## Objective
Locate every line that holds the string "produces" and copy it.

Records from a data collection
<<<<

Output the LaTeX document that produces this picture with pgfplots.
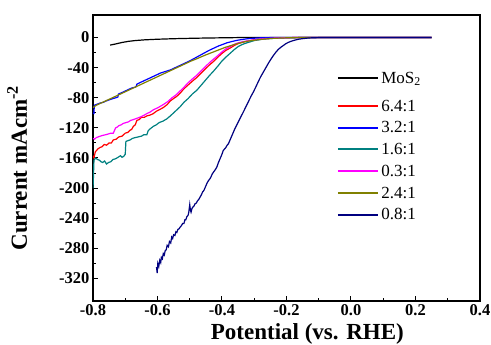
\documentclass[border=0pt]{standalone}
\usepackage{fontspec}
\setmainfont{Liberation Serif}
\usepackage{pgfplots}
\pgfplotsset{compat=1.18}
\definecolor{cteal}{RGB}{0,128,128}
\definecolor{colive}{RGB}{128,128,0}
\definecolor{cnavy}{RGB}{0,0,128}
\definecolor{cmag}{RGB}{255,0,255}
\pgfplotsset{
  mylegend/.style={
    legend style={draw=none, fill=none, anchor=north west,
      font=\fontsize{17}{17}\selectfont, row sep=4pt, inner sep=0pt,
      nodes={inner sep=2.5pt}},
    legend cell align=left,
    legend image code/.code={\draw[##1, line width=1.8pt] (0pt,0.3pt) -- (40pt,0.3pt);},
  }
}
\begin{document}
\begin{tikzpicture}
\begin{axis}[
  name=main,
  at={(0,0)}, anchor=south west,
  scale only axis,
  width=387pt, height=286pt,
  xmin=-0.8, xmax=0.4, ymin=-350, ymax=30,
  xtick={-0.8,-0.6,-0.4,-0.2,0,0.2,0.4},
  ytick={-320,-280,-240,-200,-160,-120,-80,-40,0},
  minor tick num=1,
  tick pos=left,
  tick align=inside,
  major tick length=5pt, minor tick length=3pt,
  axis line style={line width=1.3pt},
  every tick/.style={black, line width=1pt},
  /pgf/number format/assume math mode=true,
  ticklabel style={font=\bfseries\fontsize{16.5}{16.5}\selectfont},
  xticklabel style={/pgf/number format/.cd, fixed, fixed zerofill, precision=1},
  yticklabel style={/pgf/number format/.cd, fixed, precision=0},
  xlabel={Potential (vs. RHE)},
  ylabel={Current mAcm\textsuperscript{-2}},
  xlabel style={font=\bfseries\fontsize{23}{23}\selectfont, at={(axis description cs:0.554,-0.133)}, anchor=base},
  ylabel style={font=\bfseries\fontsize{23}{23}\selectfont, at={(axis description cs:-0.196,0.465)}, anchor=center, rotate=0},
  mylegend,
  legend style={at={(axis description cs:0.63,0.713)}},
  every axis plot/.append style={line width=1.2pt},
]
% MoS2
\addplot[black, forget plot] coordinates {
(-0.747,-10) (-0.73,-8.5) (-0.71,-6.5) (-0.69,-5) (-0.67,-4) (-0.64,-3) (-0.60,-2.2)
(-0.55,-1.5) (-0.50,-1) (-0.45,-0.6) (-0.40,-0.3) (-0.35,0) (0.25,0)};
% 6.4:1
\addplot[red] coordinates {
(-0.800,-157) (-0.797,-160) (-0.793,-152) (-0.789,-150) (-0.785,-148) (-0.778,-146)
(-0.772,-145) (-0.765,-142) (-0.758,-143) (-0.750,-140) (-0.743,-140) (-0.737,-136) (-0.728,-135) (-0.720,-132)
(-0.710,-131) (-0.700,-127) (-0.692,-126) (-0.685,-123) (-0.680,-122) (-0.675,-118) (-0.669,-116) (-0.664,-110) (-0.657,-109)
(-0.650,-106) (-0.641,-106) (-0.633,-104) (-0.623,-103) (-0.613,-101) (-0.604,-98) (-0.595,-96) (-0.582,-93)
(-0.570,-89) (-0.560,-84) (-0.550,-81) (-0.540,-78) (-0.530,-74) (-0.518,-68) (-0.505,-63) (-0.492,-58) (-0.478,-53)
(-0.464,-47) (-0.450,-41) (-0.438,-36) (-0.427,-32) (-0.413,-26) (-0.400,-21) (-0.388,-17) (-0.375,-14) (-0.362,-10.5)
(-0.350,-8) (-0.336,-6.2) (-0.323,-5) (-0.300,-3) (-0.272,-1.5) (-0.23,-0.5) (-0.18,0) (0.25,0)};
\addlegendentry{6.4:1}
% 3.2:1
\addplot[blue] coordinates {
(-0.800,-101) (-0.797,-101) (-0.796,-90) (-0.790,-89) (-0.784,-88) (-0.778,-87) (-0.768,-86) (-0.758,-84)
(-0.745,-82) (-0.730,-80) (-0.723,-79) (-0.721,-75) (-0.710,-73) (-0.700,-71) (-0.690,-69) (-0.680,-67)
(-0.670,-66) (-0.666,-65) (-0.664,-62) (-0.650,-59) (-0.635,-56) (-0.620,-53) (-0.605,-50) (-0.590,-47)
(-0.575,-45) (-0.560,-43) (-0.545,-40) (-0.530,-37) (-0.515,-34) (-0.500,-31) (-0.485,-27.5) (-0.470,-24)
(-0.455,-20.5) (-0.440,-17) (-0.425,-14) (-0.410,-11) (-0.397,-9) (-0.385,-7) (-0.370,-5.3) (-0.355,-3.8)
(-0.340,-2.7) (-0.320,-1.5) (-0.300,-0.8) (-0.28,-0.3) (-0.25,0) (0.25,0)};
\addlegendentry{3.2:1}
% 1.6:1
\addplot[cteal] coordinates {
(-0.800,-200) (-0.799,-190) (-0.797,-163) (-0.792,-160) (-0.786,-162) (-0.780,-163) (-0.775,-165) (-0.770,-166)
(-0.764,-164) (-0.758,-168) (-0.752,-166) (-0.745,-165) (-0.738,-162) (-0.730,-161) (-0.722,-159) (-0.715,-157)
(-0.710,-159) (-0.705,-158) (-0.700,-155) (-0.698,-138) (-0.692,-137) (-0.685,-136) (-0.678,-134) (-0.670,-133)
(-0.660,-132) (-0.650,-131) (-0.642,-129) (-0.633,-129) (-0.629,-124) (-0.625,-122) (-0.619,-120) (-0.613,-118)
(-0.604,-116) (-0.595,-113) (-0.583,-111) (-0.571,-108) (-0.560,-104) (-0.550,-100) (-0.540,-96) (-0.530,-92)
(-0.518,-86) (-0.505,-81) (-0.492,-75) (-0.478,-70) (-0.464,-63) (-0.450,-56) (-0.438,-50) (-0.427,-45)
(-0.413,-38) (-0.400,-31) (-0.388,-26) (-0.375,-21) (-0.362,-16) (-0.350,-12) (-0.336,-9) (-0.323,-7)
(-0.300,-4) (-0.272,-2) (-0.24,-1) (-0.20,-0.3) (-0.16,0) (0.25,0)};
\addlegendentry{1.6:1}
% 0.3:1
\addplot[cmag] coordinates {
(-0.800,-134) (-0.795,-135) (-0.790,-133) (-0.784,-132) (-0.778,-131) (-0.770,-130) (-0.760,-129) (-0.752,-128)
(-0.745,-127) (-0.737,-127) (-0.733,-123) (-0.730,-120) (-0.725,-119) (-0.720,-117) (-0.713,-116) (-0.706,-114)
(-0.698,-113) (-0.690,-112) (-0.683,-110) (-0.675,-109) (-0.662,-107) (-0.650,-105) (-0.641,-103) (-0.633,-101)
(-0.623,-99) (-0.613,-96) (-0.598,-93) (-0.582,-89) (-0.568,-85) (-0.555,-80) (-0.542,-76) (-0.530,-71)
(-0.518,-66) (-0.505,-60) (-0.492,-55) (-0.478,-50) (-0.464,-44) (-0.450,-38) (-0.438,-33) (-0.427,-29)
(-0.413,-24) (-0.400,-19) (-0.388,-15) (-0.375,-12) (-0.362,-9) (-0.350,-7) (-0.336,-5.5) (-0.323,-4.5)
(-0.300,-3) (-0.272,-1.5) (-0.23,-0.5) (-0.18,0) (0.25,0)};
\addlegendentry{0.3:1}
% 2.4:1
\addplot[colive] coordinates {
(-0.800,-93) (-0.790,-90) (-0.780,-88) (-0.770,-86) (-0.760,-84) (-0.750,-82) (-0.740,-80) (-0.730,-78)
(-0.720,-76) (-0.710,-74) (-0.700,-72) (-0.690,-70) (-0.680,-68) (-0.670,-66) (-0.660,-64) (-0.650,-62)
(-0.640,-60) (-0.630,-58) (-0.620,-56) (-0.610,-54) (-0.600,-52) (-0.585,-49) (-0.570,-46) (-0.555,-43)
(-0.540,-40) (-0.525,-37) (-0.510,-34) (-0.495,-31) (-0.480,-28.5) (-0.465,-25.7) (-0.450,-23) (-0.435,-20.5)
(-0.420,-18) (-0.405,-15.5) (-0.390,-13) (-0.375,-11) (-0.360,-9) (-0.345,-7.2) (-0.330,-5.5) (-0.315,-4.4)
(-0.300,-3.5) (-0.285,-2.7) (-0.270,-2) (-0.24,-1) (-0.20,-0.3) (-0.16,0) (0.25,0)};
\addlegendentry{2.4:1}
% 0.8:1
\addplot[cnavy] coordinates {
(-0.603,-305) (-0.601,-313) (-0.599,-300) (-0.596,-304) (-0.593,-296) (-0.590,-299) (-0.588,-292) (-0.585,-294)
(-0.582,-287) (-0.579,-289) (-0.576,-283) (-0.573,-282) (-0.570,-276) (-0.566,-278) (-0.563,-271) (-0.559,-273)
(-0.556,-265) (-0.553,-267) (-0.550,-262) (-0.546,-263) (-0.543,-258) (-0.540,-259) (-0.537,-255) (-0.533,-254)
(-0.530,-252) (-0.526,-250) (-0.522,-247) (-0.518,-247) (-0.515,-242) (-0.512,-242) (-0.509,-238) (-0.505,-236)
(-0.503,-232) (-0.500,-222) (-0.498,-229) (-0.496,-232) (-0.493,-227) (-0.490,-225) (-0.487,-224) (-0.484,-221)
(-0.480,-220) (-0.476,-217) (-0.472,-215) (-0.468,-212) (-0.464,-209) (-0.460,-205) (-0.456,-203) (-0.452,-199)
(-0.447,-194) (-0.442,-190) (-0.438,-188) (-0.434,-185) (-0.430,-181) (-0.425,-178) (-0.420,-175) (-0.416,-172)
(-0.411,-166) (-0.406,-161) (-0.401,-156) (-0.396,-150) (-0.392,-148) (-0.388,-146) (-0.384,-143) (-0.380,-141)
(-0.375,-136) (-0.370,-131) (-0.365,-126) (-0.360,-121) (-0.354,-116) (-0.347,-110) (-0.340,-104) (-0.334,-99)
(-0.326,-92) (-0.318,-85) (-0.310,-78) (-0.303,-72.5) (-0.295,-65.5) (-0.288,-59) (-0.280,-52) (-0.272,-46)
(-0.264,-40) (-0.256,-34) (-0.248,-28.5) (-0.241,-24) (-0.233,-19.5) (-0.226,-16) (-0.218,-13) (-0.210,-10.6)
(-0.203,-8.4) (-0.195,-6.5) (-0.187,-5.1) (-0.179,-4) (-0.170,-2.9) (-0.160,-2) (-0.148,-1.3) (-0.137,-0.8)
(-0.126,-0.4) (-0.115,-0.2) (-0.10,0) (0.25,0)};
\addlegendentry{0.8:1}
\end{axis}
\begin{axis}[
  at={(0,0)}, anchor=south west,
  scale only axis,
  width=387pt, height=286pt,
  xmin=-0.8, xmax=0.4, ymin=-350, ymax=30,
  hide axis,
  mylegend,
  legend style={at={(axis description cs:0.63,0.811)}},
]
\addlegendimage{black}
\addlegendentry{MoS\textsubscript{2}}
\end{axis}
\pgfresetboundingbox
\path[use as bounding box] (-93pt,-44pt) rectangle (398pt,301pt);
\end{tikzpicture}
\end{document}
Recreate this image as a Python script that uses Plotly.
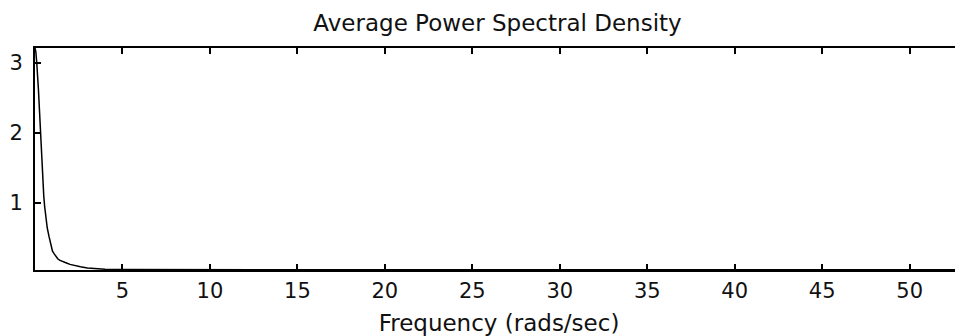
import plotly.graph_objects as go

# Frequency (rad/s) and average PSD values
freq = [0.0, 0.05, 0.1, 0.15, 0.2, 0.25, 0.3, 0.35, 0.4, 0.45, 0.5, 0.55, 0.6,
        0.7, 0.8, 0.9, 1.0, 1.1, 1.2, 1.3, 1.4, 1.6, 1.8, 2.0, 2.3, 2.6,
        3.0, 3.5, 4.0, 5.0, 7.0, 10.0, 15.0, 20.0, 30.0, 40.0, 50.0, 53.1]
psd = [3.21, 3.15, 3.0, 2.85, 2.6, 2.35, 2.05, 1.75, 1.5, 1.28, 1.1, 0.95, 0.82,
       0.64, 0.52, 0.41, 0.31, 0.27, 0.23, 0.20, 0.18, 0.155, 0.14, 0.12, 0.10, 0.085,
       0.07, 0.06, 0.052, 0.047, 0.045, 0.044, 0.043, 0.043, 0.043, 0.043, 0.043, 0.043]

x_ticks = [5, 10, 15, 20, 25, 30, 35, 40, 45, 50]
y_ticks = [1, 2, 3]

title_text = "Average Power Spectral Density"
x_label = "Frequency (rads/sec)"

FONT = "DejaVu Sans"
TXT = "#111"

fig = go.Figure()
fig.add_trace(go.Scatter(x=freq, y=psd, mode="lines",
                         line=dict(color="black", width=1.5),
                         showlegend=False, hoverinfo="skip"))

fig.update_layout(
    width=955, height=328,
    margin=dict(l=27, r=0, t=40, b=66, autoexpand=False),
    paper_bgcolor="white", plot_bgcolor="white",
    title=dict(text=title_text, x=0.5126, xanchor="center", y=0.954, yanchor="middle",
               font=dict(family=FONT, size=23, color=TXT)),
    font=dict(family=FONT, size=21, color=TXT),
    xaxis=dict(range=[0, 53.05], tickvals=x_ticks, ticktext=[str(t) for t in x_ticks],
               ticks="inside", ticklen=6, tickwidth=1.5, tickcolor="black",
               showline=True, linecolor="black", linewidth=2, mirror="ticks",
               showgrid=False, zeroline=False, automargin=False,
               ticklabelstandoff=1,
               tickfont=dict(family=FONT, size=21, color=TXT),
               title=dict(text=x_label, standoff=15,
                          font=dict(family=FONT, size=23, color=TXT))),
    yaxis=dict(range=[0.04, 3.21], tickvals=y_ticks, ticktext=[str(t) for t in y_ticks],
               ticks="inside", ticklen=6, tickwidth=1.5, tickcolor="black",
               showline=True, linecolor="black", linewidth=2, mirror=False,
               showgrid=False, zeroline=False, automargin=False,
               ticklabelstandoff=6,
               tickfont=dict(family=FONT, size=21, color=TXT)),
)

fig.write_html("out.html")
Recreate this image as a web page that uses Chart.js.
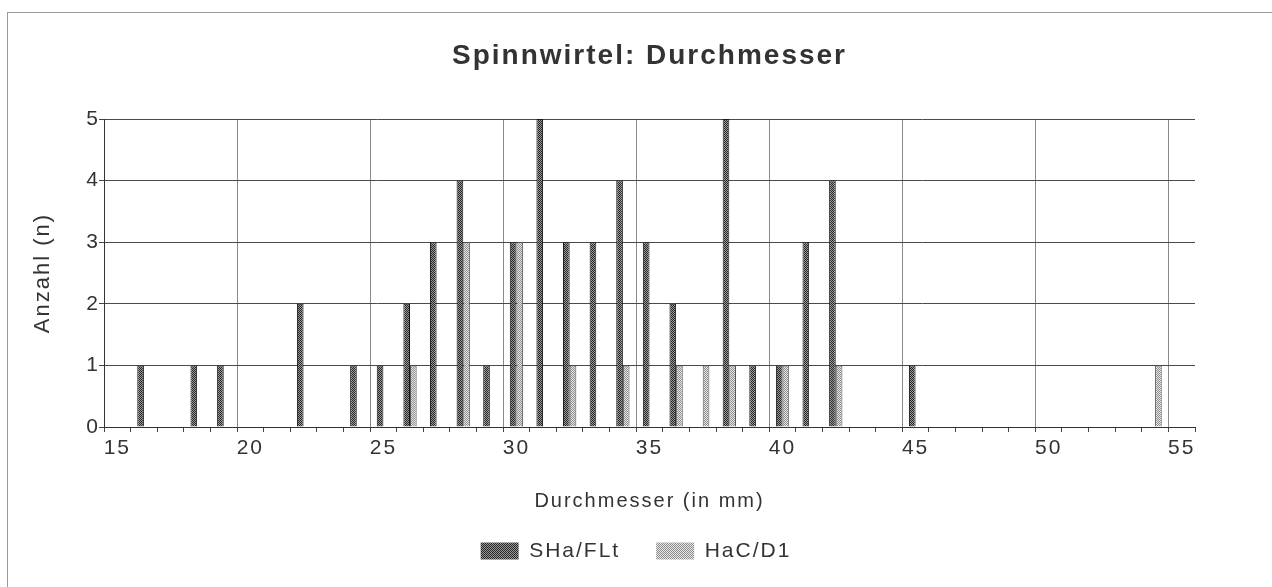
<!DOCTYPE html>
<html>
<head>
<meta charset="utf-8">
<script src="https://cdn.jsdelivr.net/npm/chart.js@4/dist/chart.umd.min.js"></script>
<style>
  html, body { margin: 0; padding: 0; background: #fff; }
  #frame { position: absolute; left: 7px; top: 12px; width: 1280px; height: 600px;
           border-left: 1px solid #9a9a9a; border-top: 1px solid #9a9a9a; }
  #c { position: absolute; left: 0; top: 0; }
</style>
</head>
<body>
<div id="frame"></div>
<canvas id="c" width="1272" height="587"></canvas>
<script>
// ---- data ----
const categories = ['15','16','17','18','19','20','21','22','23','24','25','26','27','28','29','30',
  '31','32','33','34','35','36','37','38','39','40','41','42','43','44','45',
  '46','47','48','49','50','51','52','53','54','55'];
const shaFLt = [0,1,0,1,1,0,0,2,0,1,1,2,3,4,1,3,5,3,3,4,3,2,0,5,1,1,3,4,0,0,1,0,0,0,0,0,0,0,0,0,0];
const hacD1  = [0,0,0,0,0,0,0,0,0,0,0,1,0,3,0,3,0,1,0,1,0,1,1,1,0,1,0,1,0,0,0,0,0,0,0,0,0,0,0,1,0];
const yTicks = [0,1,2,3,4,5];
const seriesNames = ['SHa/FLt', 'HaC/D1'];
const titleText = 'Spinnwirtel: Durchmesser';
const xTitle = 'Durchmesser (in mm)';
const yTitle = 'Anzahl (n)';

function makePattern(c1, c2) {
  const p = document.createElement('canvas');
  p.width = 2; p.height = 2;
  const g = p.getContext('2d');
  g.fillStyle = c1; g.fillRect(0,0,2,2);
  g.fillStyle = c2; g.fillRect(0,0,1,1); g.fillRect(1,1,1,1);
  return g.createPattern(p, 'repeat');
}
const darkPat = makePattern('#9a9a9a', '#262626');
const lightPat = makePattern('#e6e6e6', '#8e8e8e');

const FONT = "'Liberation Sans', Arial, sans-serif";
const TXT = '#333';

const spacingPlugin = {
  id: 'spacing',
  beforeLayout(chart) { chart.ctx.letterSpacing = '2px'; },
  beforeDraw(chart) { chart.ctx.letterSpacing = '2px'; }
};

new Chart(document.getElementById('c'), {
  type: 'bar',
  data: {
    labels: categories,
    datasets: [
      { label: seriesNames[0], data: shaFLt, backgroundColor: darkPat, borderColor: '#1a1a1a', borderWidth: 1,
        categoryPercentage: 0.5, barPercentage: 1.0 },
      { label: seriesNames[1], data: hacD1, backgroundColor: lightPat, borderColor: '#555', borderWidth: 1,
        categoryPercentage: 0.5, barPercentage: 1.0 }
    ]
  },
  options: {
    responsive: false,
    animation: false,
    layout: { padding: { left: 0, right: 0, top: 0, bottom: 15.5 } },
    plugins: {
      title: { display: true, fullSize: false, text: titleText, color: TXT,
        font: { family: FONT, size: 28, weight: 'bold' }, padding: { top: 39, bottom: 46.4 } },
      legend: { position: 'bottom',
        labels: { color: TXT, font: { family: FONT, size: 21 }, boxWidth: 38, boxHeight: 17, padding: 36,
          generateLabels(chart) {
            const items = Chart.defaults.plugins.legend.labels.generateLabels(chart);
            items.forEach(it => { it.lineWidth = 0; });
            return items;
          } } },
      tooltip: { enabled: false }
    },
    scales: {
      x: {
        grid: { offset: true, drawOnChartArea: true,
          color: (ctx) => (ctx.index % 5 === 0 ? '#8a8a8a' : 'rgba(0,0,0,0)'),
          tickColor: '#444', tickLength: 5, lineWidth: 1 },
        border: { color: '#333', width: 1 },
        ticks: { autoSkip: false, maxRotation: 0, color: TXT, padding: 4,
          font: { family: FONT, size: 21 },
          callback: function(v, i) { return i % 5 === 0 ? categories[i] : ''; } },
        title: { display: true, text: xTitle, color: TXT, font: { family: FONT, size: 20 },
          padding: { top: 0, bottom: -8.5 } },
        afterFit: (s) => { s.height = 77.5; }
      },
      y: {
        min: 0, max: 5,
        afterBuildTicks: (s) => { s.ticks = yTicks.map(v => ({ value: v })); },
        grid: { color: '#4a4a4a', tickColor: '#444', tickLength: 5 },
        border: { color: '#333', width: 1 },
        ticks: { color: TXT, padding: -1, font: { family: FONT, size: 21 } },
        title: { display: true, text: yTitle, color: TXT, font: { family: FONT, size: 22 },
          padding: { top: 30, bottom: 0 } },
        afterFit: (s) => { s.width = 104; }
      },
      yRight: {
        type: 'linear', position: 'right', display: true,
        grid: { display: false }, border: { display: false }, ticks: { display: false },
        afterFit: (s) => { s.width = 77; }
      }
    }
  },
  plugins: [spacingPlugin]
});
</script>
</body>
</html>
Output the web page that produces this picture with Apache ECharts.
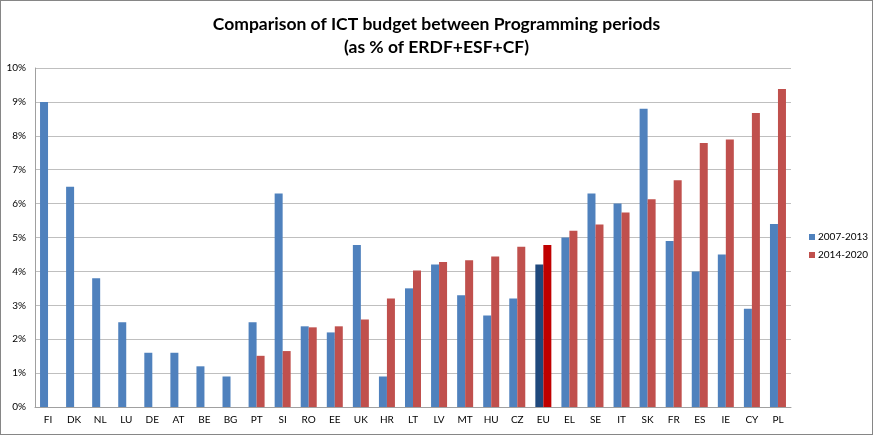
<!DOCTYPE html>
<html>
<head>
<meta charset="utf-8">
<script src="https://cdn.jsdelivr.net/npm/echarts@6/dist/echarts.min.js"></script>
<style>
html,body{margin:0;padding:0;background:#fff;}
#c{width:873px;height:435px;box-sizing:border-box;border:1px solid #868686;}
</style>
</head>
<body>
<div id="c"></div>
<script>
const categories = ['FI','DK','NL','LU','DE','AT','BE','BG','PT','SI','RO','EE','UK','HR','LT','LV','MT','HU','CZ','EU','EL','SE','IT','SK','FR','ES','IE','CY','PL'];
const period2007 = [9.0,6.5,3.8,2.5,1.6,1.6,1.2,0.9,2.5,6.3,2.38,2.2,4.78,0.9,3.5,4.2,3.3,2.7,3.2,4.2,5.0,6.3,6.0,8.8,4.9,4.0,4.5,2.9,5.4];
const period2014 = [null,null,null,null,null,null,null,null,1.51,1.65,2.35,2.38,2.58,3.2,4.03,4.28,4.33,4.44,4.73,4.78,5.2,5.38,5.74,6.13,6.69,7.79,7.89,8.67,9.38];
const seriesNames = ['2007-2013','2014-2020'];
const yTicks = [0,1,2,3,4,5,6,7,8,9,10];
const highlightCategory = 'EU';

const FONT = 'Lato, "Open Sans", sans-serif';
const blue = '#4F81BD', red = '#C0504D', blueDark = '#1F497D', redDark = '#C00000';

function build(values, hi) {
  return values.map((v, i) => categories[i] === highlightCategory
    ? {value: v, itemStyle: {color: hi}}
    : (v === null ? '-' : v));
}

const chart = echarts.init(document.getElementById('c'), null, {renderer: 'canvas'});
chart.setOption({
  animation: false,
  backgroundColor: '#fff',
  title: {
    text: 'Comparison of ICT budget between Programming periods\n(as % of ERDF+ESF+CF)',
    left: 'center',
    top: 7,
    textStyle: {fontFamily: FONT, fontWeight: 'bold', fontSize: 17.5, color: '#000', lineHeight: 23}
  },
  legend: {
    orient: 'vertical',
    left: 803,
    top: 226,
    icon: 'rect',
    itemWidth: 6,
    itemHeight: 6,
    itemGap: 8,
    textStyle: {fontFamily: FONT, fontSize: 10, color: '#000', padding: [0,0,0,-2]},
    data: seriesNames
  },
  grid: {left: 34, right: 81, top: 67, bottom: 27, containLabel: false},
  xAxis: {
    type: 'category',
    data: categories,
    axisLine: {lineStyle: {color: '#A0A0A0'}},
    axisTick: {show: false},
    axisLabel: {fontFamily: FONT, fontSize: 10, color: '#000', margin: 8, interval: 0}
  },
  yAxis: {
    type: 'value',
    min: yTicks[0],
    max: yTicks[yTicks.length - 1],
    interval: 1,
    axisLine: {show: true, lineStyle: {color: '#A0A0A0'}},
    axisTick: {show: false},
    splitLine: {lineStyle: {color: '#BFBFBF'}},
    axisLabel: {fontFamily: FONT, fontSize: 10, color: '#000', margin: 9, formatter: v => v + '%'}
  },
  series: [
    {name: seriesNames[0], type: 'bar', data: build(period2007, blueDark), itemStyle: {color: blue}, barWidth: 8, barGap: '0%'},
    {name: seriesNames[1], type: 'bar', data: build(period2014, redDark), itemStyle: {color: red}, barWidth: 8, barGap: '0%'}
  ]
});
</script>
</body>
</html>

>>>>

## The reply
Output the LaTeX document that produces this picture with pgfplots.
Output the web page that produces this picture with Apache ECharts.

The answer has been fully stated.